あなたの人生を変える一着を。悩める人に寄り添う、パーソナルスタイリストの仕事とは?【書評】
公開日:2025/7/29

自分の服装に対する悩みは尽きない。服装の悩みに寄り添い、的確なアドバイスをくれる頼れる存在——それがパーソナルスタイリストだ。
紅原香さんの小説をコミカライズした『服の魔法をあなたに。』(飯田めしこ:漫画、紅原香:原作、慧子:キャラクター原案/KADOKAWA)では、個人の服装をコーディネートしてくれる専門職・パーソナルスタイリストがクローズアップされる。
アパレルブランドの店長・十野紡希は大のファッション好き。キャリアに悩む中で「お客様の人生を輝かせる仕事がしたい」という想いに気づき、パーソナルスタイリストになるため転職。
紡希は転職のきっかけをくれたパーソナルスタイリスト・有馬祐介のサロンへ入社するが、彼はうらおもてが激しく厳しい性格。彼の気まぐれな言動に戸惑いながら、紡希は多様なお客様と向き合うことになる。本作はそんな2人のパーソナルスタイリストが主軸となる。

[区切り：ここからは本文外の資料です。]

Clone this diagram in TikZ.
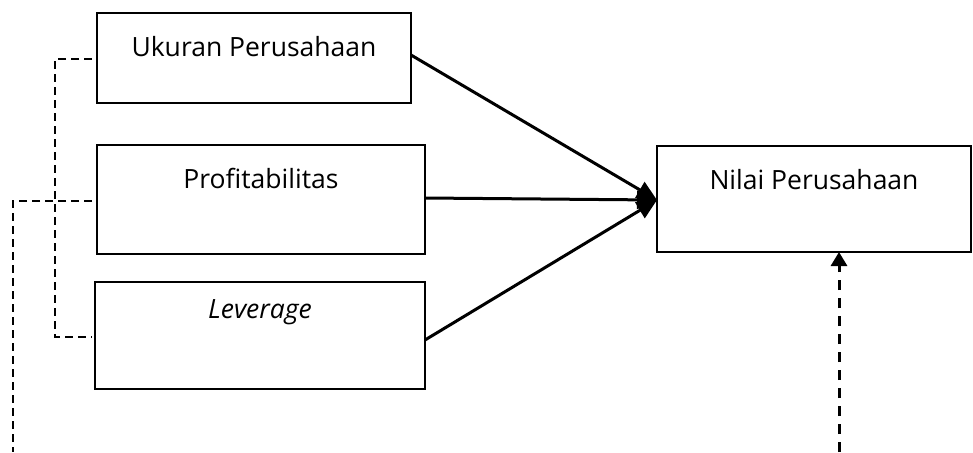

普段、人への当たりが強い祐介だが、一度スイッチが入ればお客様の職業・趣味嗜好を細かく分析し、柔軟にコーディネートを提案していく。主人公・紡希も、自己主張が苦手なお客様でも微細な反応を見逃さない。その上で笑顔を絶やさずお客様に寄り添う姿は、頼もしさを感じずにはいられない。
性格の真逆な2人だが、お客様の人物像に深く向き合おうとする姿勢が随所に描かれ、「こんな人に相談できたらいいな」と羨ましく思わされる。2人は相手を知りながら、「お客様自身がどうなりたいか」も優先してスタイリングを進める。この姿勢は本人も自覚していない潜在的な望みを引き出すこともあり、それに気づいたお客様が、どう変わっていくのかも本作の見どころだ。
ファッション好きはもちろん、「自分に似合う服装がわからない」といった悩み、コンプレックスを抱いている人も手に取ってみてはどうだろうか。